• _MATERIAL_
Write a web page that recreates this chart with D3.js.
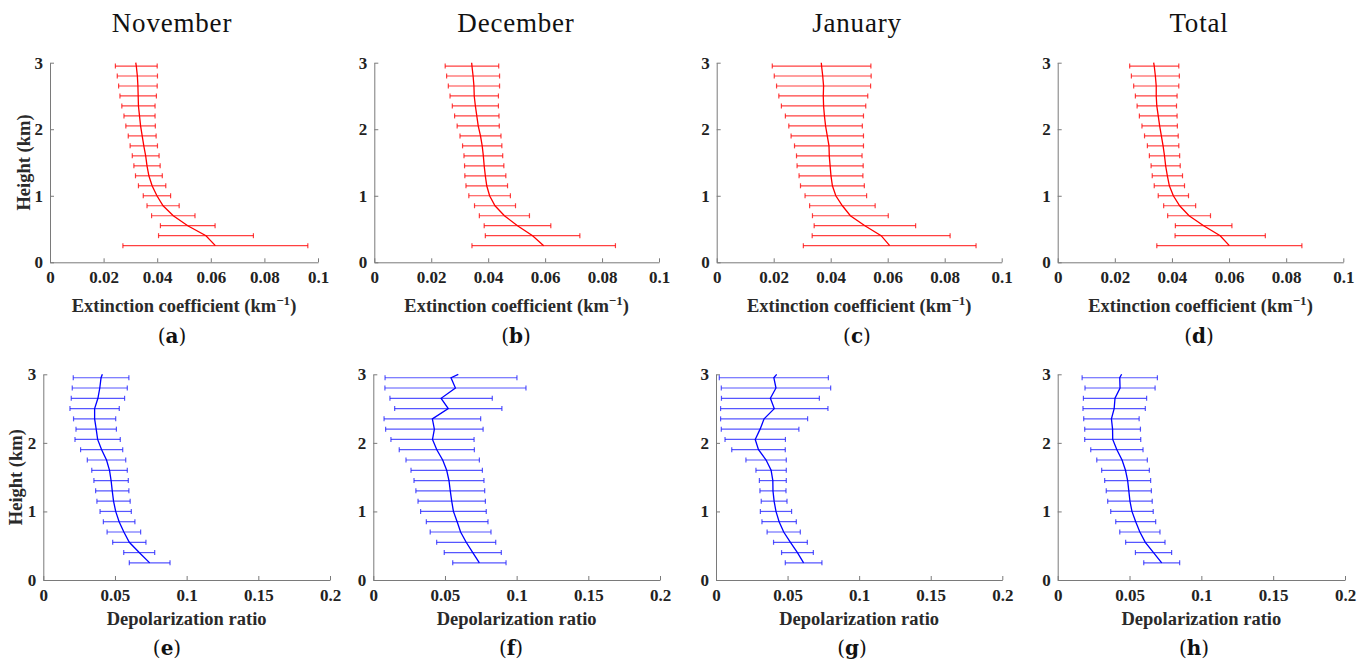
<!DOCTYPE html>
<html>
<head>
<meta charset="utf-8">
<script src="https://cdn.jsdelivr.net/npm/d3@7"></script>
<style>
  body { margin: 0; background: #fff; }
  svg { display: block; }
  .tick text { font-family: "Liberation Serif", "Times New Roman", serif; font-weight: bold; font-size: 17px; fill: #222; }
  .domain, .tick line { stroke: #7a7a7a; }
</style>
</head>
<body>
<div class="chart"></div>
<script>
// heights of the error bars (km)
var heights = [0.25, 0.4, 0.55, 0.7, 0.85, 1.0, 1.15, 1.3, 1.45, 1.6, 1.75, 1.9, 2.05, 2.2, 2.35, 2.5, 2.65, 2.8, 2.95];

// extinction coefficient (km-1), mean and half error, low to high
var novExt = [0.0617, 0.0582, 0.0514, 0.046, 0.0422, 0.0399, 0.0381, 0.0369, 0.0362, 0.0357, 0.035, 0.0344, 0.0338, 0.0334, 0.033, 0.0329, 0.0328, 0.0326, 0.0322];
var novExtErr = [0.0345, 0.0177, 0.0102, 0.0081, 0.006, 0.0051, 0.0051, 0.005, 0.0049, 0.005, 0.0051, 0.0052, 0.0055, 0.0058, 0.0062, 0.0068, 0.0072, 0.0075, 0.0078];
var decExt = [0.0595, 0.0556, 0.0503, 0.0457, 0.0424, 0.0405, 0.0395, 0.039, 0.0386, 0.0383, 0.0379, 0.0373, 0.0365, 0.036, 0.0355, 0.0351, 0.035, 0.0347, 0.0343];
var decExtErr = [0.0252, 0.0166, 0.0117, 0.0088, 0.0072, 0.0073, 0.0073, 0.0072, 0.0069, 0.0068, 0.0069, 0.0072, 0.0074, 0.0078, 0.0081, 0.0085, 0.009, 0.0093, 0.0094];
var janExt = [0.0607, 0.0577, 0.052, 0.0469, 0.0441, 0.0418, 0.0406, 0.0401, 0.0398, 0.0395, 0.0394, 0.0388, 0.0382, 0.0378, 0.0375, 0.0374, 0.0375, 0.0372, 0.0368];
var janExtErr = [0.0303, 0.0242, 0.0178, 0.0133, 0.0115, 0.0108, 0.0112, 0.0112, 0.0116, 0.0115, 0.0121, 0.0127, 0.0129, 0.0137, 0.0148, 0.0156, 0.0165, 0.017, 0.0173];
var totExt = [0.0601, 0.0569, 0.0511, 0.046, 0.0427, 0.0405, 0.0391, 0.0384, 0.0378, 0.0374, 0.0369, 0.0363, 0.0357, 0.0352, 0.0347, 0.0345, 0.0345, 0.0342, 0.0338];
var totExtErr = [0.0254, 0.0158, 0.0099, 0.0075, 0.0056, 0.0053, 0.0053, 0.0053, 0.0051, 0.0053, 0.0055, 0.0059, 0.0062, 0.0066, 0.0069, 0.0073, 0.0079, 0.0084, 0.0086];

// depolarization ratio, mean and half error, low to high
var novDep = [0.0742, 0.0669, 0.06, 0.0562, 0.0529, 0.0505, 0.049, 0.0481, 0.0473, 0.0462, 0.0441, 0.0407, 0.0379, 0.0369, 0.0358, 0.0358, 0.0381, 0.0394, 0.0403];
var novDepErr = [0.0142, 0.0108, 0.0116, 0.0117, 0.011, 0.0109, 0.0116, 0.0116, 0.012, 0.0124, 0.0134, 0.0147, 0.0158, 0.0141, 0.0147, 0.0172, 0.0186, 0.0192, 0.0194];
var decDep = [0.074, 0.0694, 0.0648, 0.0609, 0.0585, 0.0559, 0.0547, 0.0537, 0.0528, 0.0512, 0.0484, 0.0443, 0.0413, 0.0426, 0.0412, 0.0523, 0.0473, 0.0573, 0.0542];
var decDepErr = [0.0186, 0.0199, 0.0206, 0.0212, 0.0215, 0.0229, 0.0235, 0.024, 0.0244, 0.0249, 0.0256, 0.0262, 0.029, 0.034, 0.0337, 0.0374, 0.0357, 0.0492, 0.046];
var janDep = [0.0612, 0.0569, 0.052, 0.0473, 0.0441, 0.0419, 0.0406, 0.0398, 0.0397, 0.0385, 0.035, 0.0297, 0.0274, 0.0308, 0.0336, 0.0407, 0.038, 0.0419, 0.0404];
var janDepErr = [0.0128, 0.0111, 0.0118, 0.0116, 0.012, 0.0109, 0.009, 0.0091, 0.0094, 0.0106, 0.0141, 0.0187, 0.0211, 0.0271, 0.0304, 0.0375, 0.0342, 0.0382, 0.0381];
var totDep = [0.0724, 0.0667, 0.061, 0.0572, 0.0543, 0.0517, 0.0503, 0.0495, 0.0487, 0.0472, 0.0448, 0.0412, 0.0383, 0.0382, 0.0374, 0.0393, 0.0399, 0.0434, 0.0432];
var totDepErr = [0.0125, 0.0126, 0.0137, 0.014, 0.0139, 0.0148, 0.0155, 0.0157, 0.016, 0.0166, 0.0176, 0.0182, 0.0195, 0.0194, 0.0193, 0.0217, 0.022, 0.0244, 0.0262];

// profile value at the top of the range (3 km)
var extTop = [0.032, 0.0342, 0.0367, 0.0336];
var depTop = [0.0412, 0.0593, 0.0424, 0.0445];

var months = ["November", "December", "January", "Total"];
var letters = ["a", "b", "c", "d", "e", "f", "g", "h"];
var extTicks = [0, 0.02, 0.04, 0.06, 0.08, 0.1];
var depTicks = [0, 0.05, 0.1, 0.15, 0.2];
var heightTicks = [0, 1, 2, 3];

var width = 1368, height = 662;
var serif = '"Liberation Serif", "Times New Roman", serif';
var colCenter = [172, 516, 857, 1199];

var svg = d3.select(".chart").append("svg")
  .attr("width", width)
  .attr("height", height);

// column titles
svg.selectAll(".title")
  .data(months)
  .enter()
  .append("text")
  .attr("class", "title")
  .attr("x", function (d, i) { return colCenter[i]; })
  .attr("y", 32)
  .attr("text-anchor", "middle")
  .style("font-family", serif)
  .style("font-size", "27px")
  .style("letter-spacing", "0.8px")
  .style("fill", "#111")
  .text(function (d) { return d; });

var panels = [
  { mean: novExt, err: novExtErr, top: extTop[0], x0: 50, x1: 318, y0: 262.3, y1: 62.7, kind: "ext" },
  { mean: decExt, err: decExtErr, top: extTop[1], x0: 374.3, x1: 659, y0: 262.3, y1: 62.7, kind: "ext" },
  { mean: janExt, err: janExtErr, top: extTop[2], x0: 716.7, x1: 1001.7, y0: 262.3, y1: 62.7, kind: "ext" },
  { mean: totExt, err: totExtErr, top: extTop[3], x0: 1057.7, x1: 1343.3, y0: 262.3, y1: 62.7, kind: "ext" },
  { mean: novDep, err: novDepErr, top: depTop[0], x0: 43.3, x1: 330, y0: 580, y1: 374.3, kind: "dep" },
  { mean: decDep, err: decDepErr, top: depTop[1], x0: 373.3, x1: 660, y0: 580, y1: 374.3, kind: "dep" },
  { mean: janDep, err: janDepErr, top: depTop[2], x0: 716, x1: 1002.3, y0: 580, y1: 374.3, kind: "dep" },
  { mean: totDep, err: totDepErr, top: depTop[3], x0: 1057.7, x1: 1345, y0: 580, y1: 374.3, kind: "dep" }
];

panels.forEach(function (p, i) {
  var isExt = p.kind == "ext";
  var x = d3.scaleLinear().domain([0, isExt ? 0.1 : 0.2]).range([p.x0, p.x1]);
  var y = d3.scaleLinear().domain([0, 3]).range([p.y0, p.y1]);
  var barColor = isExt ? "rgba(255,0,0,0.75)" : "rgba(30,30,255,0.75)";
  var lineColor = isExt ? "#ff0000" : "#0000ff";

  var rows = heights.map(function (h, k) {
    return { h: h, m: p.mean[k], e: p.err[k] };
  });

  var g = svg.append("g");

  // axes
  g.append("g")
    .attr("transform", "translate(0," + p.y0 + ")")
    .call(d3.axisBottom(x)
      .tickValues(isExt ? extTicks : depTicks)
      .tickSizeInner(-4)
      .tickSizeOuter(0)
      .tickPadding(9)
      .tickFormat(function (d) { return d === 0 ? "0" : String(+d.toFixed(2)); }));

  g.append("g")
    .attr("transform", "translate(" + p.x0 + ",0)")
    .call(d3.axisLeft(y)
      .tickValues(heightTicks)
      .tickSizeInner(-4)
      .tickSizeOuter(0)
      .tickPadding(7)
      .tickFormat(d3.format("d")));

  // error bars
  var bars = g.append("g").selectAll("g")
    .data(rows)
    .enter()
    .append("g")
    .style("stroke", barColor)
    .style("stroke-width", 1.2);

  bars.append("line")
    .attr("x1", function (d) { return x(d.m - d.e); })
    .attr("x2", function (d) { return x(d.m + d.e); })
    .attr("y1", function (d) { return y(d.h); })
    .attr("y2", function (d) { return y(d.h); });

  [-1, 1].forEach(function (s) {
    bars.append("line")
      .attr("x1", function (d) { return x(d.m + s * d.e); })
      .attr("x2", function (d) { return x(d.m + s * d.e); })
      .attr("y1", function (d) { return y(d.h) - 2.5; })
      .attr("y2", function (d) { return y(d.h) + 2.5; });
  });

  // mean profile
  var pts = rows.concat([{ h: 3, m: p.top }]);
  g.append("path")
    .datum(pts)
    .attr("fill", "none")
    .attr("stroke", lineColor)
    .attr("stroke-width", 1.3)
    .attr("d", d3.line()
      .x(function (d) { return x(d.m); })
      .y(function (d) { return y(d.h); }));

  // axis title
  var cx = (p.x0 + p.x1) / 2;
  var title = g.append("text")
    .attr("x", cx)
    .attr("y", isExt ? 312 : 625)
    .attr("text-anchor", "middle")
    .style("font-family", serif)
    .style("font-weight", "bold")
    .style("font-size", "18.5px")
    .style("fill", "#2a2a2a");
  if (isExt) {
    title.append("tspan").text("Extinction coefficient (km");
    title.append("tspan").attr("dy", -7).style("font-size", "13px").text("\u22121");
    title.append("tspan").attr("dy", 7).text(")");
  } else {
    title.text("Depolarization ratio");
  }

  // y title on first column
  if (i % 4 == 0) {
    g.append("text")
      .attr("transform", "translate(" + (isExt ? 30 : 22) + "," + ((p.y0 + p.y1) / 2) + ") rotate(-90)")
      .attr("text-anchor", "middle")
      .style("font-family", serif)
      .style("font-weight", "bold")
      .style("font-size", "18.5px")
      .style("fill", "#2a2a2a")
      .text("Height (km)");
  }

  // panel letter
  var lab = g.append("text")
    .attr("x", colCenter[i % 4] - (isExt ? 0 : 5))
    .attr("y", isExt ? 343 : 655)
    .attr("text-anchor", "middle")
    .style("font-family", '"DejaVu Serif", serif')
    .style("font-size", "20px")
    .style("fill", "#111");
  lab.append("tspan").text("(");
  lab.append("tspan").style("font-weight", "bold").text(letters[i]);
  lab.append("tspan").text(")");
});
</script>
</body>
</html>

• _EXERCISE_
The lines from the start of the data through the line that contains "2.65, 2.8, 2.95];" are to be returned exactly, please, with both ends included and every picture left out.

• _RIGHT ANSWER_
Write a web page that recreates this chart with D3.js.
<!DOCTYPE html>
<html>
<head>
<meta charset="utf-8">
<script src="https://cdn.jsdelivr.net/npm/d3@7"></script>
<style>
  body { margin: 0; background: #fff; }
  svg { display: block; }
  .tick text { font-family: "Liberation Serif", "Times New Roman", serif; font-weight: bold; font-size: 17px; fill: #222; }
  .domain, .tick line { stroke: #7a7a7a; }
</style>
</head>
<body>
<div class="chart"></div>
<script>
// heights of the error bars (km)
var heights = [0.25, 0.4, 0.55, 0.7, 0.85, 1.0, 1.15, 1.3, 1.45, 1.6, 1.75, 1.9, 2.05, 2.2, 2.35, 2.5, 2.65, 2.8, 2.95];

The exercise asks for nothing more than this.